**INSTRUCTIONS FOR THE TASK:** Find the lines with "that" in them and copy them out.

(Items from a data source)
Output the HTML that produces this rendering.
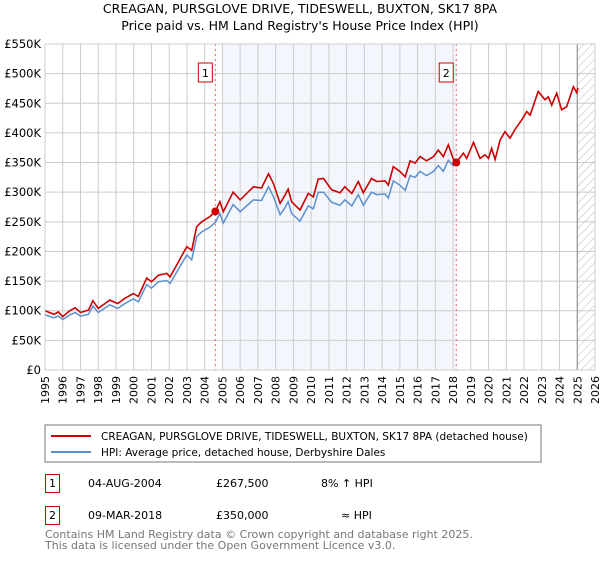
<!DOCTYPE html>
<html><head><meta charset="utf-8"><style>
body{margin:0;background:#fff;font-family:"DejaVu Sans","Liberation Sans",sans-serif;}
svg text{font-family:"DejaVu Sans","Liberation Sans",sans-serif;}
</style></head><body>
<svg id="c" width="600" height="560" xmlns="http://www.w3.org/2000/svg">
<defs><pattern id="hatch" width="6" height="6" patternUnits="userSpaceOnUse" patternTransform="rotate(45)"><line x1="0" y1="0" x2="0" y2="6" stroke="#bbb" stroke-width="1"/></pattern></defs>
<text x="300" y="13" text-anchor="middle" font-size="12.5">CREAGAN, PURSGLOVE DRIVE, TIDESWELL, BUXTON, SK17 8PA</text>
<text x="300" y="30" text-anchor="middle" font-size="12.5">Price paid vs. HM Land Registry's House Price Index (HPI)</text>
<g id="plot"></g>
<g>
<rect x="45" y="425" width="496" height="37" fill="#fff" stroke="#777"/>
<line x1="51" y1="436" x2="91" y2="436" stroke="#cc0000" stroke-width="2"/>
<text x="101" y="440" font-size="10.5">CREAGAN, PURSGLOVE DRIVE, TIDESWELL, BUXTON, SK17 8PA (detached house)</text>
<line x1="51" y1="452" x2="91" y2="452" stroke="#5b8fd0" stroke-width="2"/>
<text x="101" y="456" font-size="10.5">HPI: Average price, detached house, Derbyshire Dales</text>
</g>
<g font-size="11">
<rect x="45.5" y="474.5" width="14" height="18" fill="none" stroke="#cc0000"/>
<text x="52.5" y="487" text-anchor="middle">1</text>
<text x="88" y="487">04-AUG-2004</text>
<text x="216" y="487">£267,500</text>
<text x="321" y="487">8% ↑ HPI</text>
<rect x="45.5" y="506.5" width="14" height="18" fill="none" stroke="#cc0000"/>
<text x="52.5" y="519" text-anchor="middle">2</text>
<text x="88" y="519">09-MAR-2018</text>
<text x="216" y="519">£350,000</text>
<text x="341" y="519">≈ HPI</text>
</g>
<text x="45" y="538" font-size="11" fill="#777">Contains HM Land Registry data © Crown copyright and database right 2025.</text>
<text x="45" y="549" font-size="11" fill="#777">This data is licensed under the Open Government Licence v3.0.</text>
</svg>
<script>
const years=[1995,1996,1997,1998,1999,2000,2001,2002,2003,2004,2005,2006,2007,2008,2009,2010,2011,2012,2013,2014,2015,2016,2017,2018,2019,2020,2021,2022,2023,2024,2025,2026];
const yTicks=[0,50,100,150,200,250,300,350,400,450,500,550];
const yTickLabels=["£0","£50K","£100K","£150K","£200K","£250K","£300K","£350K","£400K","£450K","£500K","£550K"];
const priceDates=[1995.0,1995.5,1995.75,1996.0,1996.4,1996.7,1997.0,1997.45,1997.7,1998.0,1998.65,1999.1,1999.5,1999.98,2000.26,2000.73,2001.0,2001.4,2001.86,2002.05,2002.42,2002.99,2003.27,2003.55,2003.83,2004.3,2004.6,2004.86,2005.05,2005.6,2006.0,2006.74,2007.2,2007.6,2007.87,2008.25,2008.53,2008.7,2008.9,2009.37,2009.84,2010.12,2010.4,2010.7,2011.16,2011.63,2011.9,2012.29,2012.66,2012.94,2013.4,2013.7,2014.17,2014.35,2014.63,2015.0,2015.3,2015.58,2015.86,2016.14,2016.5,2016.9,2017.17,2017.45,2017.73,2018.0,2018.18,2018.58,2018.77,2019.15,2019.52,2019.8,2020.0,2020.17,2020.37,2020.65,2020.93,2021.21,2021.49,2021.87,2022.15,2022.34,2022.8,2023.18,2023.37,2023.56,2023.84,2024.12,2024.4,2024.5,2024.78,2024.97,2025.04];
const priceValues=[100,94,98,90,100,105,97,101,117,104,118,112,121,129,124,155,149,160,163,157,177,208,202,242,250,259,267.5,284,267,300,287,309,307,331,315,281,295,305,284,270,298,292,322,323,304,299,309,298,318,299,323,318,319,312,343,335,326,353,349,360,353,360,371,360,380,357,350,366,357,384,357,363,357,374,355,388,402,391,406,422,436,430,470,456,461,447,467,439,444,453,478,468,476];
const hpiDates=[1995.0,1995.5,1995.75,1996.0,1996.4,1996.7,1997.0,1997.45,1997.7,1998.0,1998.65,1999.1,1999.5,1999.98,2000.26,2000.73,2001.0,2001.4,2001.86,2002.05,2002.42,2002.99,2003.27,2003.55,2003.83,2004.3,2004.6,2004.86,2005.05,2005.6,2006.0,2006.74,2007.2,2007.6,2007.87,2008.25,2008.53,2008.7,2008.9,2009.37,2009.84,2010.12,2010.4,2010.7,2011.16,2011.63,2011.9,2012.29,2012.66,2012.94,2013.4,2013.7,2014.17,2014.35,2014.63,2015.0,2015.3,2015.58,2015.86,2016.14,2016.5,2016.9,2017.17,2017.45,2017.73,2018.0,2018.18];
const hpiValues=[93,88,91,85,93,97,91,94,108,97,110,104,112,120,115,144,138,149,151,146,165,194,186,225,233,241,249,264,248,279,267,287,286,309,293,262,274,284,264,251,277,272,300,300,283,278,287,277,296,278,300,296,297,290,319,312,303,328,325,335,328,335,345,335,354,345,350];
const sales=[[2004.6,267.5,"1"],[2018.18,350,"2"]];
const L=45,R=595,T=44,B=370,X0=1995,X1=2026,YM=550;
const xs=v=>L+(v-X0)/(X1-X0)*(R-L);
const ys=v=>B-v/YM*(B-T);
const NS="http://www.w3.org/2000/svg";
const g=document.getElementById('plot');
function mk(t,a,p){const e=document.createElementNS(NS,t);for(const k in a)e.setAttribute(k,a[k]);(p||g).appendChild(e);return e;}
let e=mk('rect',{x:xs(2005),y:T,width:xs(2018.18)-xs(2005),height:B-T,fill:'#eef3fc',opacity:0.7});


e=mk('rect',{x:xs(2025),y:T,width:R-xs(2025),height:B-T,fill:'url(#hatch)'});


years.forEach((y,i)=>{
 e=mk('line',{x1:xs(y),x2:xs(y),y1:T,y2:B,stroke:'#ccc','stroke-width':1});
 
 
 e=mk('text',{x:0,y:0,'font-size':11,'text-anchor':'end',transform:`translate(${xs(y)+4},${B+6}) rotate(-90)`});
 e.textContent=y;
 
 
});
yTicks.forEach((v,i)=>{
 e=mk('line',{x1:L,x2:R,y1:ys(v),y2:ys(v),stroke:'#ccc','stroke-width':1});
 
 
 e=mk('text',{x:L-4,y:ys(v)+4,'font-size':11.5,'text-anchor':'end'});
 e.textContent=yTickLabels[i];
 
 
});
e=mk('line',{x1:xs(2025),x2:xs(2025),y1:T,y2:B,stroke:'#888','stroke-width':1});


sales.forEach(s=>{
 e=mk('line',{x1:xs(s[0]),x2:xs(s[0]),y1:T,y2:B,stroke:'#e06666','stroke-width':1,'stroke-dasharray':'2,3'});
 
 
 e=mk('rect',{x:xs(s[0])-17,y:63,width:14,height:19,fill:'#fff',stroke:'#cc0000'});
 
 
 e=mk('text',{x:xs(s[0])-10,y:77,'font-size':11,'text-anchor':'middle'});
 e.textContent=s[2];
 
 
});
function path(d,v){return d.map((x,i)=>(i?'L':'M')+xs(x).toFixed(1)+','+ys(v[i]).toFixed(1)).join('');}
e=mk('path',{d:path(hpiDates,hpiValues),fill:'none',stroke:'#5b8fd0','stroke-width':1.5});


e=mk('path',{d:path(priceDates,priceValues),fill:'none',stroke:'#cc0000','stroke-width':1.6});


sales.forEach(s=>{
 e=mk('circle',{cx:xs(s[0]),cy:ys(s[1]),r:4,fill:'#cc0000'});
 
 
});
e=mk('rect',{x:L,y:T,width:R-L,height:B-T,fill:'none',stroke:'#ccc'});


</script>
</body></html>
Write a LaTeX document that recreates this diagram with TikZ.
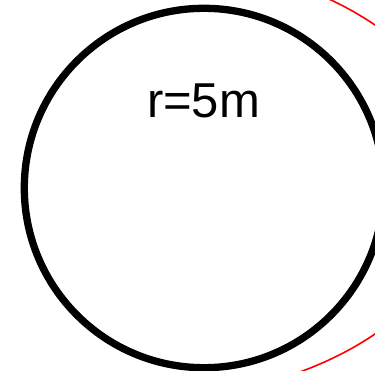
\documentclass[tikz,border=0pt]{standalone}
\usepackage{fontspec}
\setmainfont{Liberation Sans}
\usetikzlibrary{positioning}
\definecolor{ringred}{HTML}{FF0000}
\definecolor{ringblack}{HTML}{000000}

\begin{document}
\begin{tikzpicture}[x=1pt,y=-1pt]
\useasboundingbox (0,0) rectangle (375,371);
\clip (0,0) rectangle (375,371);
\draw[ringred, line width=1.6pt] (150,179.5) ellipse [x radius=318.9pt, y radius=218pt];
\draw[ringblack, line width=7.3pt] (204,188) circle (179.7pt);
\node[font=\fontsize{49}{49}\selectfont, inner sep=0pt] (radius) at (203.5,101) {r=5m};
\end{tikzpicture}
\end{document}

**RESPONSE TO THE TASK:**
Output the HTML that produces this rendering.
Write a LaTeX document that recreates this diagram with TikZ.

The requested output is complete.